((
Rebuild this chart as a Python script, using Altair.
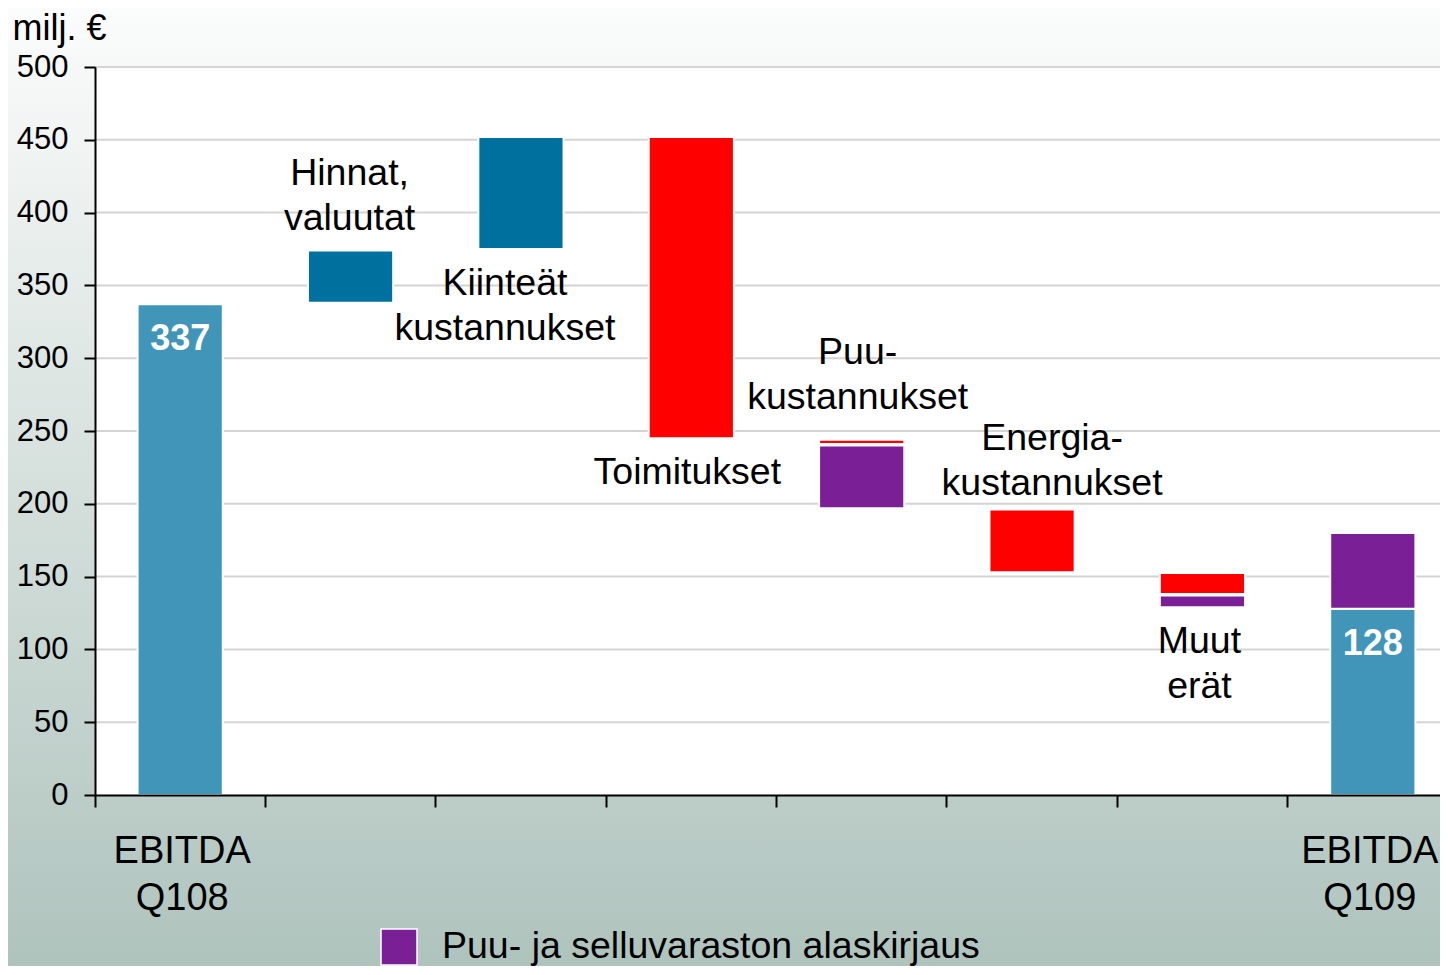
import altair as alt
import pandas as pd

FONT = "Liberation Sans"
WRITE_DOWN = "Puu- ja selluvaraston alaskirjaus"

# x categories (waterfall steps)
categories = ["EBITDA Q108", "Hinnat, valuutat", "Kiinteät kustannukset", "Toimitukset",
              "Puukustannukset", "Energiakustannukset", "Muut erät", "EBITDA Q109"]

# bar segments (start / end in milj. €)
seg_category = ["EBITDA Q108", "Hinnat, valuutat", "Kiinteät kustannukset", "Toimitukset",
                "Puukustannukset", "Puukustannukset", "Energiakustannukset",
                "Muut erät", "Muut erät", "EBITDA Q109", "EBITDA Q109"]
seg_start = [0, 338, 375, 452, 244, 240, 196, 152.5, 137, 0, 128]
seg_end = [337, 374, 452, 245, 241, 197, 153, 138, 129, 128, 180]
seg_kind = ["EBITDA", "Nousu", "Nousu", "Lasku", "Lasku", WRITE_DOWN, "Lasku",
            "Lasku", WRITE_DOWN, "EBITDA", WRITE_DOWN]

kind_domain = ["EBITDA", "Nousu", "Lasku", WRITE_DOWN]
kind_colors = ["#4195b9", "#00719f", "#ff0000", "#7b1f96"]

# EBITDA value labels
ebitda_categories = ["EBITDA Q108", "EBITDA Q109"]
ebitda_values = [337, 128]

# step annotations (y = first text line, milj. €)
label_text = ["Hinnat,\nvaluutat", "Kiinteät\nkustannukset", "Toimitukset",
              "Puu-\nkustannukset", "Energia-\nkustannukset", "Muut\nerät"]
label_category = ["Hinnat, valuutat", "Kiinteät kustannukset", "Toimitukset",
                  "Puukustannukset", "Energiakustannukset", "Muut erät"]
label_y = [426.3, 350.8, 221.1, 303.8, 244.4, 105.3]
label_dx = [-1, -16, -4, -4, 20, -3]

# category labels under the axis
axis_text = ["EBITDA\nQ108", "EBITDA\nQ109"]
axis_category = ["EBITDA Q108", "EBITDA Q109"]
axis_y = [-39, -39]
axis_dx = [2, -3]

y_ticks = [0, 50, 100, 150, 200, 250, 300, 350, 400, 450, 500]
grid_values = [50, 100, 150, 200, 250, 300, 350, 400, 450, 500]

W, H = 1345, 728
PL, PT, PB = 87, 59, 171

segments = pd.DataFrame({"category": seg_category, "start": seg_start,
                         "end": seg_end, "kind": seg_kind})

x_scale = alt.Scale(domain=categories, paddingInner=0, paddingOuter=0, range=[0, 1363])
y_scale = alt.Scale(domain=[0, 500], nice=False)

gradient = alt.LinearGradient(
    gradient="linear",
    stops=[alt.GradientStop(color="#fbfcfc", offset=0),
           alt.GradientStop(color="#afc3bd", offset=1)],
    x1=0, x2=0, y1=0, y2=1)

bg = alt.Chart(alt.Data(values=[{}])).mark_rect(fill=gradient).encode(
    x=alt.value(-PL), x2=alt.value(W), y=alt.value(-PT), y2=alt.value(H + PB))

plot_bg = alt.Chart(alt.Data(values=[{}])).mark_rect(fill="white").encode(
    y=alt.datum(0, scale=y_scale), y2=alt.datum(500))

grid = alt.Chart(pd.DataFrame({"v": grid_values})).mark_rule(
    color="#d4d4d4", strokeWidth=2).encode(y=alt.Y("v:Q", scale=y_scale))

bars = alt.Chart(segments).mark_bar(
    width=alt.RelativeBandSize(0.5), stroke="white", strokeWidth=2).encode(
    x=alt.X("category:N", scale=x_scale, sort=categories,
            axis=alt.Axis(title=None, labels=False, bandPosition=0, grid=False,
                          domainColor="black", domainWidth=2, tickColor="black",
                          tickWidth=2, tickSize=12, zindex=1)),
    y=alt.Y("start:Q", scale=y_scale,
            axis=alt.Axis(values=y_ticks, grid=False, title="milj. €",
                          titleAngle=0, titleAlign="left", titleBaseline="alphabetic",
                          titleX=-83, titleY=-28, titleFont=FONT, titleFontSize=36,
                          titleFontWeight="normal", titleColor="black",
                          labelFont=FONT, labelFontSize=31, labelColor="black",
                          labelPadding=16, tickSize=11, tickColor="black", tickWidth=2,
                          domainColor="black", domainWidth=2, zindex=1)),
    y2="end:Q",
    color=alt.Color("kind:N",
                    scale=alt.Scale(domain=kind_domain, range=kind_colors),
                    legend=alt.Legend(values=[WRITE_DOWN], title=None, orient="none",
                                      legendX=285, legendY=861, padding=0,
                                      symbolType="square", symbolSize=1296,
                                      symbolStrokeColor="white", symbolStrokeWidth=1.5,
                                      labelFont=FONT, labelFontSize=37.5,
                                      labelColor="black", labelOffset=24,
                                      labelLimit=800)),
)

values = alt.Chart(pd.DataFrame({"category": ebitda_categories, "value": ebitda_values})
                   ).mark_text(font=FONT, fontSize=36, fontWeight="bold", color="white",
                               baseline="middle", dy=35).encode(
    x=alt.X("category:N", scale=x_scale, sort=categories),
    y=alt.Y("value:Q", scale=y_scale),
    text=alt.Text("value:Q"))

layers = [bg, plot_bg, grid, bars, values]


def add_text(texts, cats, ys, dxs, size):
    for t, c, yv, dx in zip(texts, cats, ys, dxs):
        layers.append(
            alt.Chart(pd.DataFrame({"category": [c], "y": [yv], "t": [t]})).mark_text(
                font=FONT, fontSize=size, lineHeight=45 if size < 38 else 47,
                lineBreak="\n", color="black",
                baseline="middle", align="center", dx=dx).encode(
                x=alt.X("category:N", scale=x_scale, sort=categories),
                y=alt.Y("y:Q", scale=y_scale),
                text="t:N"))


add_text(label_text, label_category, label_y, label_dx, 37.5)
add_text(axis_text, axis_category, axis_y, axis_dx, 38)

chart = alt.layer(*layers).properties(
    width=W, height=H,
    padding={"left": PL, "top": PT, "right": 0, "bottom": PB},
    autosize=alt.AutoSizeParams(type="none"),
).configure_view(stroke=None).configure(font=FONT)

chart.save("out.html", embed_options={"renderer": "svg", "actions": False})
))
▶ **Exercise description**
Copy out every line of the material above exactly, skipping the pictures.

▶ **Task answer**
Rebuild this chart as a Python script, using Altair.
import altair as alt
import pandas as pd

FONT = "Liberation Sans"
WRITE_DOWN = "Puu- ja selluvaraston alaskirjaus"

# x categories (waterfall steps)
categories = ["EBITDA Q108", "Hinnat, valuutat", "Kiinteät kustannukset", "Toimitukset",
              "Puukustannukset", "Energiakustannukset", "Muut erät", "EBITDA Q109"]

# bar segments (start / end in milj. €)
seg_category = ["EBITDA Q108", "Hinnat, valuutat", "Kiinteät kustannukset", "Toimitukset",
                "Puukustannukset", "Puukustannukset", "Energiakustannukset",
                "Muut erät", "Muut erät", "EBITDA Q109", "EBITDA Q109"]
seg_start = [0, 338, 375, 452, 244, 240, 196, 152.5, 137, 0, 128]
seg_end = [337, 374, 452, 245, 241, 197, 153, 138, 129, 128, 180]
seg_kind = ["EBITDA", "Nousu", "Nousu", "Lasku", "Lasku", WRITE_DOWN, "Lasku",
            "Lasku", WRITE_DOWN, "EBITDA", WRITE_DOWN]

kind_domain = ["EBITDA", "Nousu", "Lasku", WRITE_DOWN]
kind_colors = ["#4195b9", "#00719f", "#ff0000", "#7b1f96"]

# EBITDA value labels
ebitda_categories = ["EBITDA Q108", "EBITDA Q109"]
ebitda_values = [337, 128]

# step annotations (y = first text line, milj. €)
label_text = ["Hinnat,\nvaluutat", "Kiinteät\nkustannukset", "Toimitukset",
              "Puu-\nkustannukset", "Energia-\nkustannukset", "Muut\nerät"]
label_category = ["Hinnat, valuutat", "Kiinteät kustannukset", "Toimitukset",
                  "Puukustannukset", "Energiakustannukset", "Muut erät"]
label_y = [426.3, 350.8, 221.1, 303.8, 244.4, 105.3]
label_dx = [-1, -16, -4, -4, 20, -3]

# category labels under the axis
axis_text = ["EBITDA\nQ108", "EBITDA\nQ109"]
axis_category = ["EBITDA Q108", "EBITDA Q109"]
axis_y = [-39, -39]
axis_dx = [2, -3]

y_ticks = [0, 50, 100, 150, 200, 250, 300, 350, 400, 450, 500]
grid_values = [50, 100, 150, 200, 250, 300, 350, 400, 450, 500]

W, H = 1345, 728
PL, PT, PB = 87, 59, 171

segments = pd.DataFrame({"category": seg_category, "start": seg_start,
                         "end": seg_end, "kind": seg_kind})

x_scale = alt.Scale(domain=categories, paddingInner=0, paddingOuter=0, range=[0, 1363])
y_scale = alt.Scale(domain=[0, 500], nice=False)

gradient = alt.LinearGradient(
    gradient="linear",
    stops=[alt.GradientStop(color="#fbfcfc", offset=0),
           alt.GradientStop(color="#afc3bd", offset=1)],
    x1=0, x2=0, y1=0, y2=1)

bg = alt.Chart(alt.Data(values=[{}])).mark_rect(fill=gradient).encode(
    x=alt.value(-PL), x2=alt.value(W), y=alt.value(-PT), y2=alt.value(H + PB))

plot_bg = alt.Chart(alt.Data(values=[{}])).mark_rect(fill="white").encode(
    y=alt.datum(0, scale=y_scale), y2=alt.datum(500))

grid = alt.Chart(pd.DataFrame({"v": grid_values})).mark_rule(
    color="#d4d4d4", strokeWidth=2).encode(y=alt.Y("v:Q", scale=y_scale))

bars = alt.Chart(segments).mark_bar(
    width=alt.RelativeBandSize(0.5), stroke="white", strokeWidth=2).encode(
    x=alt.X("category:N", scale=x_scale, sort=categories,
            axis=alt.Axis(title=None, labels=False, bandPosition=0, grid=False,
                          domainColor="black", domainWidth=2, tickColor="black",
                          tickWidth=2, tickSize=12, zindex=1)),
    y=alt.Y("start:Q", scale=y_scale,
            axis=alt.Axis(values=y_ticks, grid=False, title="milj. €",
                          titleAngle=0, titleAlign="left", titleBaseline="alphabetic",
                          titleX=-83, titleY=-28, titleFont=FONT, titleFontSize=36,
                          titleFontWeight="normal", titleColor="black",
                          labelFont=FONT, labelFontSize=31, labelColor="black",
                          labelPadding=16, tickSize=11, tickColor="black", tickWidth=2,
                          domainColor="black", domainWidth=2, zindex=1)),
    y2="end:Q",
    color=alt.Color("kind:N",
                    scale=alt.Scale(domain=kind_domain, range=kind_colors),
                    legend=alt.Legend(values=[WRITE_DOWN], title=None, orient="none",
                                      legendX=285, legendY=861, padding=0,
                                      symbolType="square", symbolSize=1296,
                                      symbolStrokeColor="white", symbolStrokeWidth=1.5,
                                      labelFont=FONT, labelFontSize=37.5,
                                      labelColor="black", labelOffset=24,
                                      labelLimit=800)),
)

values = alt.Chart(pd.DataFrame({"category": ebitda_categories, "value": ebitda_values})
                   ).mark_text(font=FONT, fontSize=36, fontWeight="bold", color="white",
                               baseline="middle", dy=35).encode(
    x=alt.X("category:N", scale=x_scale, sort=categories),
    y=alt.Y("value:Q", scale=y_scale),
    text=alt.Text("value:Q"))

layers = [bg, plot_bg, grid, bars, values]


def add_text(texts, cats, ys, dxs, size):
    for t, c, yv, dx in zip(texts, cats, ys, dxs):
        layers.append(
            alt.Chart(pd.DataFrame({"category": [c], "y": [yv], "t": [t]})).mark_text(
                font=FONT, fontSize=size, lineHeight=45 if size < 38 else 47,
                lineBreak="\n", color="black",
                baseline="middle", align="center", dx=dx).encode(
                x=alt.X("category:N", scale=x_scale, sort=categories),
                y=alt.Y("y:Q", scale=y_scale),
                text="t:N"))


add_text(label_text, label_category, label_y, label_dx, 37.5)
add_text(axis_text, axis_category, axis_y, axis_dx, 38)

chart = alt.layer(*layers).properties(
    width=W, height=H,
    padding={"left": PL, "top": PT, "right": 0, "bottom": PB},
    autosize=alt.AutoSizeParams(type="none"),
).configure_view(stroke=None).configure(font=FONT)

chart.save("out.html", embed_options={"renderer": "svg", "actions": False})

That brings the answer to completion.